The Potato Head Beach Club is a colosseum of repurposed, antique shutters that achieve a harmonious balancing act with the mid-century European furniture inside. Katamama Hotel is a towering ode to its surroundings, fashioned from over 1.5 million, locally-handmade bricks into the most serenely brutal of forms.
When viewing his buildings and interiors en masse, and the excitement they inspire, there’s an urge to make big, bold declarations about Matin’s talents. However, to do so would be a disservice to his level of clarity and conviction in the specific path he has chosen to take.
I see myself as an Indonesian architect... one who needs to contribute to my country and society in whatever capacity I can.
It is when talking about the specifically Indonesian architecture that inspires him, or evoking youthful memories of his tropical surroundings that Matin becomes most talkative. Indeed, Matin’s unique sensibility and awareness of forms seems to have been evolving from a young age.
AM HOUSE, JAKARTA, INDONESIA
He traces his initial interest in architecture back to one pivotal moment at “seven or eight years old,” visiting his grandmother’s house in Purwakarta, a small town in West Java, Indonesia. He conjures this particular memory through floating, fragmentary sentences; their unexpected yet considered structuring build into something wholly beautiful, in much the same way that his own architecture comes together.
My grandmother’s home was a traditional elevated house with a wooden floor, with an imperfect construction that created irregular gaps between the wood. I ran at random directions inside the house which created a creaky sound on the floor.
My mum told me to sit nicely to avoid more noise from the flooring. So I peeked through and that’s when I saw the shadows underneath, and felt the breeze from the gaps. I think that was my very first encounter with architecture; with light and shadow.
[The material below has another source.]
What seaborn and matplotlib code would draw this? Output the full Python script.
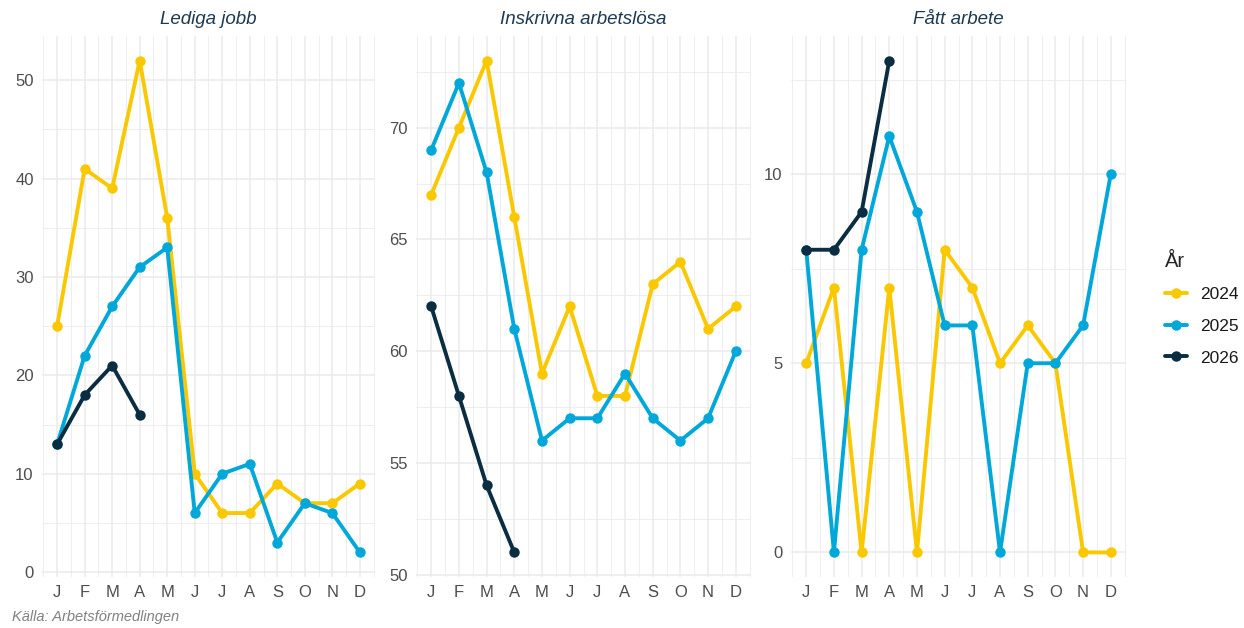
import numpy as np
import pandas as pd
import matplotlib
matplotlib.use("Agg")
import matplotlib.pyplot as plt
from matplotlib.lines import Line2D
import seaborn as sns

# Data
months = list(range(1, 13))
month_labels = ["J", "F", "M", "A", "M", "J", "J", "A", "S", "O", "N", "D"]
years = ["2024", "2025", "2026"]
panels = ["Lediga jobb", "Inskrivna arbetslösa", "Fått arbete"]

lediga_2024 = [25, 41, 39, 52, 36, 10, 6, 6, 9, 7, 7, 9]
lediga_2025 = [13, 22, 27, 31, 33, 6, 10, 11, 3, 7, 6, 2]
lediga_2026 = [13, 18, 21, 16]

inskrivna_2024 = [67, 70, 73, 66, 59, 62, 58, 58, 63, 64, 61, 62]
inskrivna_2025 = [69, 72, 68, 61, 56, 57, 57, 59, 57, 56, 57, 60]
inskrivna_2026 = [62, 58, 54, 51]

fatt_2024 = [5, 7, 0, 7, 0, 8, 7, 5, 6, 5, 0, 0]
fatt_2025 = [8, 0, 8, 11, 9, 6, 6, 0, 5, 5, 6, 10]
fatt_2026 = [8, 8, 9, 13]

colors = {"2024": "#F9C800", "2025": "#00A8DA", "2026": "#0B2D42"}

series = {
    "Lediga jobb": [lediga_2024, lediga_2025, lediga_2026],
    "Inskrivna arbetslösa": [inskrivna_2024, inskrivna_2025, inskrivna_2026],
    "Fått arbete": [fatt_2024, fatt_2025, fatt_2026],
}

rows = []
for panel, vals in series.items():
    for year, v in zip(years, vals):
        for m, val in zip(months, v):
            rows.append({"panel": panel, "year": year, "month": m, "value": val})
df = pd.DataFrame(rows)

# grid settings (ggplot theme_minimal look)
y_major = {
    "Lediga jobb": [0, 10, 20, 30, 40, 50],
    "Inskrivna arbetslösa": [50, 55, 60, 65, 70],
    "Fått arbete": [0, 5, 10],
}
y_minor = {
    "Lediga jobb": [5, 15, 25, 35, 45],
    "Inskrivna arbetslösa": [52.5, 57.5, 62.5, 67.5, 72.5],
    "Fått arbete": [2.5, 7.5, 12.5],
}

sns.set_theme(style="white")
plt.rcParams["font.family"] = ["Liberation Sans", "DejaVu Sans"]

W, H = 1244, 628
fig = plt.figure(figsize=(W / 100, H / 100), dpi=100)

# panel boxes in pixels: left, right
boxes = [(42, 375), (416, 751), (791, 1126)]
top_px, bot_px = 36, 577

grid_col = "#EBEBEB"
for (l, r), panel in zip(boxes, panels):
    ax = fig.add_axes([l / W, 1 - bot_px / H, (r - l) / W, (bot_px - top_px) / H])
    sub = df[df["panel"] == panel]
    sns.lineplot(data=sub, x="month", y="value", hue="year", palette=colors,
                 marker="o", markersize=7.5, markeredgewidth=0, linewidth=2.8,
                 legend=False, ax=ax)
    vmin, vmax = sub["value"].min(), sub["value"].max()
    pad = (vmax - vmin) * 0.05
    ax.set_ylim(vmin - pad, vmax + pad)
    ax.set_xlim(1 - 0.55, 12 + 0.55)
    ax.set_xticks(months)
    ax.set_xticklabels(month_labels)
    ax.set_xticks([m + 0.5 for m in range(0, 13)], minor=True)
    ax.set_yticks(y_major[panel])
    ax.set_yticklabels([f"{v:g}" for v in y_major[panel]])
    ax.set_yticks(y_minor[panel], minor=True)
    ax.grid(True, which="major", color=grid_col, linewidth=1.1)
    ax.grid(True, which="minor", color=grid_col, linewidth=0.6)
    ax.set_axisbelow(True)
    for s in ax.spines.values():
        s.set_visible(False)
    ax.tick_params(axis="both", which="both", length=0, labelsize=12,
                   labelcolor="#4D4D4D", pad=6)
    ax.set_xlabel("")
    ax.set_ylabel("")
    ax.set_title(panel, fontsize=13.5, style="italic", color="#1D3A52", pad=9)

# legend
handles = [Line2D([0], [0], color=colors[y], linewidth=2.8, marker="o",
                  markersize=7.5, markeredgewidth=0) for y in years]
leg = fig.legend(handles, years, title="År", loc="upper left",
                 bbox_to_anchor=(1149 / W, 1 - 236 / H), frameon=False,
                 fontsize=12.5, title_fontsize=14.5, handlelength=1.3,
                 handletextpad=0.75, labelspacing=0.95, alignment="left")
for t in leg.get_texts():
    t.set_color("#1A1A1A")

fig.text(12 / W, 1 - 621 / H, "Källa: Arbetsförmedlingen", fontsize=10.5,
         style="italic", color="#808080", va="baseline")

fig.savefig("out.png", dpi=100)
This formative instance led to a deep-seated fascination with “contrasts”, as Matin puts it. A driving, investigative preoccupation with “dark and bright, tall and low, wide and narrow…” As he grew older he came to realise that these tensions were in many ways the building blocks of architecture, which became his passion. Upon finishing his studies, he spent nine years working and learning under the guidance of Hendra Hadiprana, quickly rising to a prominent senior position within the esteemed architect’s firm. Then, in 1998, he founded the Andra Matin Studio, through which Matin and his team still carry out their work to this day.IH HOUSE, BANDUNG, INDONESIA
Those tensions that first fascinated Matin all those years ago still sit at the heart of his output. Dark and light. Internal and external. Natural and manufactured. Strength and beauty. Form and function. Architecture is often talked about in terms of these binaries, each duo presented on an oppositional scale. Is it more one or more the other? What Matin achieves in such understated style is not simply a middle-ground, but a blurring of the scale itself – a liminal space in which such qualities are no longer oppositional but complementary. His bricks and concrete somehow draw surrounding plant-life into even sharper focus; deep, dark tones explode into something entirely new when exposed to Indonesia’s beating sunshine and cathartic rainfall.
Beauty can be achieved through many aspects [of the work], but it’s not always in the way you initially expect.
As someone who believes in evolution not revolution, I always try to design using a very simple method that emphasises functionality and relationships.
For instance, to me, the uneven color and moss that grows between bricks is beauty – one defined by materiality, the Balinese locality and a monolithic appearance which makes one focus more on the spatial quality.
Matin has talked in the past about how important it is in his process for him to consider and understand deeply the spatial elements that will be at play in any new project. It goes some way to explaining the striking and unforgettable ways in which he brings his ideas to life. Matin tends to describe his work as above – “monolithic” – or, more broadly, as a particularly geo-specific form of modernism: “tropical contemporary,” as he puts it. It’s interesting as well to see how others attempt to articulate such singular structures.I&L HOUSE, SOUTH TANGERANG, INDONESIA
‘Brutalist’ is the most obvious and oft-used term that one sees when reading about his buildings, something that Matin confirms is not intentional but does not reject completely as a descriptor. It is a word that jars a little however, given that Brutalism as an architectural movement is so intrinsically linked to English-speaking countries in the mid-twentieth century and European communist countries from the mid-1960s to the late 1980s.
A building such as Katamama though, for example, is more than anything a love letter to Bali: its Hindu temples and old-world craftsmanship. “It was inspired by a visit to the village of Tenganan in east Bali,” says Matin. The Balinese utilised their natural resources to make exposed brick building facades using such a simple but wonderful method…. Unfortunately, this isn’t happening so much anymore.” And as for its distinctive silhouette stretching out against its tropical backdrop?
I ended up designing in horizontal lines to emphasise the feel of humble Bali. The ‘monolith’ shape allows other elements to stand out.
Good architecture should create memorable experiences... modernity is an important way of marking what we experience at a certain moment... [and] beauty is something which reflects honesty.
Once again you realise that Matin – a man who dedicates a substantial amount of time to nurturing a new generation of Indonesian architects when he could be furnishing his reputation abroad – finds true reward in showcasing the beauty of other places, people, processes. His buildings are lens through which everything else is illuminated.